Data storage device 608 can include a non-transitory machine-readable storage medium 624 (also computer-readable storage medium) on which is stored one or more sets of instructions 612 (e.g., for generating customized lyric captions using machine learning models) embodying any one or more of the methodologies or functions described herein. Instructions 612 can also reside, completely or at least partially, within main memory 604 or within the processing device 602 during execution thereof by computer system 600, main memory 604 and processing device 602 also constituting machine-readable storage media. Instructions 612 can further be transmitted or received over network 626 via network interface device 614.

In one implementation, instructions 612 include instructions for generating customized lyric captions using machine learning models, as described herein. While computer-readable storage medium 624 (machine-readable storage medium) is shown in an exemplary implementation to be a single medium, the terms “computer-readable storage medium” and “machine-readable storage medium” should be taken to include a single medium or multiple media (e.g., a centralized or distributed database, and/or associated caches and servers) that store the one or more sets of instructions. The terms “computer-readable storage medium” and “machine-readable storage medium” shall also be taken to include any medium that is capable of storing, encoding or carrying a set of instructions for execution by the machine and that cause the machine to perform any one or more of the methodologies of the present disclosure. The terms “computer-readable storage medium” and “machine-readable storage medium” shall accordingly be taken to include, but not be limited to, solid-state memories, optical media, and magnetic media.

Reference throughout this specification to “one implementation,” “one embodiment,” “an implementation,” or “an embodiment,” means that a particular feature, structure, or characteristic described in connection with the implementation and/or embodiment is included in at least one implementation and/or embodiment. Thus, the appearances of the phrase “in one implementation,” or “in an implementation,” in various places throughout this specification can, but are not necessarily, referring to the same implementation, depending on the circumstances. Furthermore, the particular features, structures, or characteristics can be combined in any suitable manner in one or more implementations.

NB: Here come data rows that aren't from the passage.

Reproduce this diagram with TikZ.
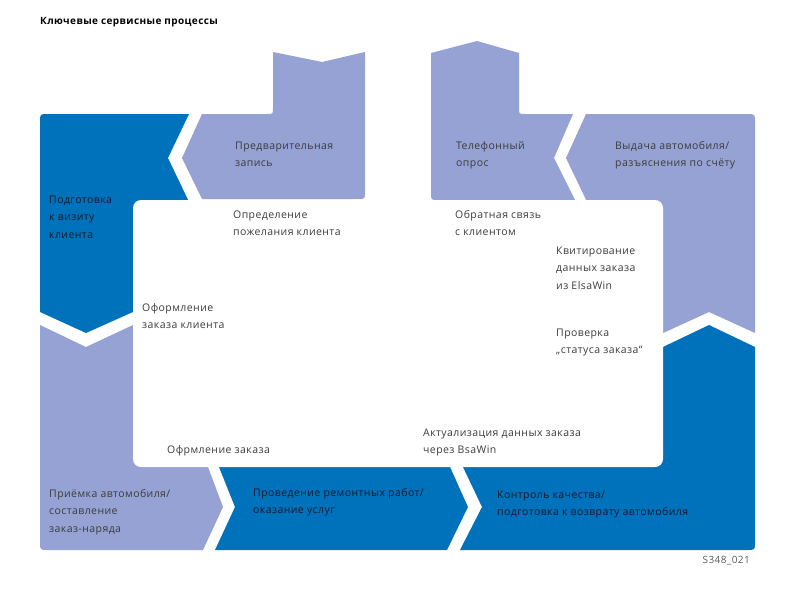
\documentclass[tikz,border=0pt]{standalone}
\usepackage{fontspec}
\setmainfont{Open Sans}[LetterSpace=4]
\definecolor{dblue}{HTML}{0071BB}
\definecolor{lav}{HTML}{95A2D3}
\definecolor{txt}{HTML}{3C3C3C}
\definecolor{txtd}{HTML}{1A1A2A}
\begin{document}
\begin{tikzpicture}[x=1pt,y=-1pt,
  lbl/.style={anchor=base west, inner sep=0pt, align=left, text=txt,
    font=\fontsize{10.5}{17.5}\selectfont},
  dlbl/.style={lbl, text=txtd}]
\useasboundingbox (0,0) rectangle (800,600);
% --- colored frame blocks ---
% Подготовка к визиту клиента
\fill[dblue] (40,122) .. controls (40,114) .. (48,114) -- (189,114) -- (168,158)
  -- (191,206) -- (191,212) -- (145,212) -- (145,306.6) -- (86,333) -- (40,312) -- cycle;
% Предварительная запись
\fill[lav] (273,52) -- (322,62) -- (365,52) -- (365,192) .. controls (365,199) .. (358,199)
  -- (202,199) -- (182,158) -- (202,114) -- (267,114) .. controls (273,114) .. (273,108) -- cycle;
% Телефонный опрос
\fill[lav] (431,53) -- (477,41) -- (519,53) -- (519,108) .. controls (519,114) .. (525,114)
  -- (573,114) -- (554,158) -- (575,200) -- (438,200) .. controls (431,200) .. (431,193) -- cycle;
% Выдача автомобиля
\fill[lav] (586,114) -- (747,114) .. controls (755,114) .. (755,122) -- (755,333)
  -- (709,312) -- (655,336.7) -- (655,205) -- (588.5,205) -- (566,158) -- cycle;
% Контроль качества
\fill[dblue] (460.6,462) -- (655,462) -- (655,350.8) -- (709,325) -- (755,347)
  -- (755,542) .. controls (755,550) .. (747,550) -- (460,550) -- (482,507) -- cycle;
% Проведение ремонтных работ
\fill[dblue] (217,462) -- (447.8,462) -- (468,507) -- (447,550) -- (215,550) -- (235,507) -- cycle;
% Приёмка автомобиля
\fill[lav] (40,325) -- (86,347) -- (145,319.4) -- (145,460) -- (205.4,460) -- (223,507)
  -- (203,550) -- (48,550) .. controls (40,550) .. (40,542) -- cycle;
% inner white field
\fill[white, rounded corners=8pt] (133,200) rectangle (663,467);
% --- texts (anchor = baseline of last line) ---
\node[anchor=base west, inner sep=0pt, font=\bfseries\fontsize{10}{12}\selectfont] (title) at (40,24) {Ключевые сервисные процессы};
\node[lbl] (t1) at (235,166.5) {Предварительная\\запись};
\node[lbl] (t2) at (456,166.5) {Телефонный\\опрос};
\node[lbl] (t3) at (615,166.5) {Выдача автомобиля/\\разъяснения по счёту};
\node[dlbl] (t4) at (49,238) {Подготовка\\к визиту\\клиента};
\node[lbl] (t5) at (233,235.5) {Определение\\пожелания клиента};
\node[lbl] (t6) at (455,235.5) {Обратная связь\\с клиентом};
\node[lbl] (t7) at (556,289) {Квитирование\\данных заказа\\из ElsaWin};
\node[lbl] (t8) at (142,328.5) {Оформление\\заказа клиента};
\node[lbl] (t9) at (556,353.5) {Проверка\\„статуса заказа“};
\node[lbl] (t10) at (167,453) {Офрмление заказа};
\node[lbl] (t11) at (423,453.5) {Актуализация данных заказа\\через BsaWin};
\node[lbl] (t12) at (49,532) {Приёмка автомобиля/\\составление\\заказ-наряда};
\node[dlbl] (t13) at (253,513.5) {Проведение ремонтных работ/\\оказание услуг};
\node[dlbl] (t14) at (497,515.5) {Контроль качества/\\подготовка к возврату автомобиля};
\node[anchor=base east, inner sep=0pt, text=black!65, font=\fontsize{10}{12}\selectfont] (code) at (750,563) {S348\_021};
\end{tikzpicture}
\end{document}
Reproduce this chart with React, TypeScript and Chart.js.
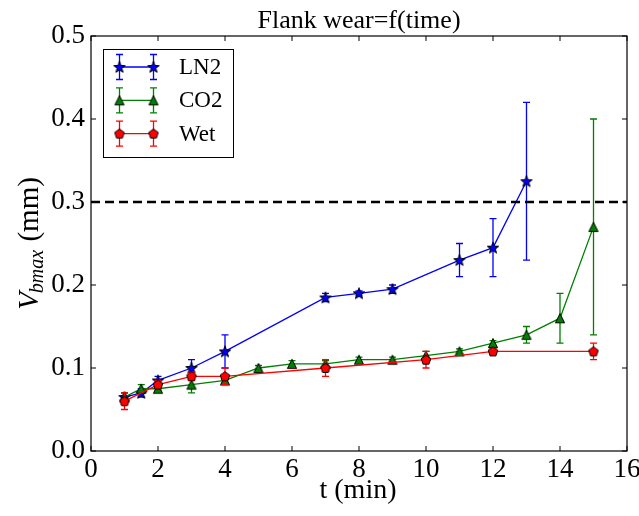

To the extent that the terms “includes,” “including,” “has,” “contains,” variants thereof, and other similar words are used in either the detailed description or the claims, these terms are intended to be inclusive in a manner similar to the term “comprising” as an open transition word without precluding any additional or other elements.

As used in this application, the terms “component,” “module,” “system,” or the like are generally intended to refer to a computer-related entity, either hardware (e.g., a circuit), software, a combination of hardware and software, or an entity related to an operational machine with one or more specific functionalities. For example, a component can be, but is not limited to being, a process running on a processor (e.g., digital signal processor), a processor, an object, an executable, a thread of execution, a program, and/or a computer. By way of illustration, both an application running on a controller and the controller can be a component. One or more components can reside within a process and/or thread of execution and a component can be localized on one computer and/or distributed between two or more computers. Further, a “device” can come in the form of specially designed hardware; generalized hardware made specialized by the execution of software thereon that enables hardware to perform specific functions (e.g., generating interest points and/or descriptors); software on a computer readable medium; or a combination thereof.

The aforementioned systems, circuits, modules, and so on have been described with respect to interact between several components and/or blocks. It can be appreciated that such systems, circuits, components, blocks, and so forth can include those components or specified sub-components, some of the specified components or sub-components, and/or additional components, and according to various permutations and combinations of the foregoing. Sub-components can also be implemented as components communicatively coupled to other components rather than included within parent components (hierarchical). Additionally, it should be noted that one or more components can be combined into a single component providing aggregate functionality or divided into several separate sub-components, and any one or more middle layers, such as a management layer, can be provided to communicatively couple to such sub-components in order to provide integrated functionality. Any components described herein can also interact with one or more other components not specifically described herein but known by those of skill in the art.

Moreover, the words “example” or “exemplary” are used herein to mean serving as an example, instance, or illustration. Any aspect or design described herein as “exemplary” is not necessarily to be construed as preferred or advantageous over other aspects or designs. Rather, use of the words “example” or “exemplary” is intended to present concepts in a concrete fashion. As used in this application, the term “or” is intended to mean an inclusive “or” rather than an exclusive “or. ” That is, unless specified otherwise, or clear from context, “X employs A or B” is intended to mean any of the natural inclusive permutations. That is, if X employs A; X employs B; or X employs both A and B, then “X employs A or B” is satisfied under any of the foregoing instances. In addition, the articles “a” and “an” as used in this application and the appended claims should generally be construed to mean “one or more” unless specified otherwise or clear from context to be directed to a singular form.

Finally, implementations described herein include collection of data describing a user and/or activities of a user. In one implementation, such data is only collected upon the user providing consent to the collection of this data. In some implementations, a user is prompted to explicitly allow data collection. Further, the user can opt-in or opt-out of participating in such data collection activities. In one implementation, the collect data is anonymized prior to performing any analysis to obtain any statistical patterns so that the identity of the user cannot be determined from the collected data.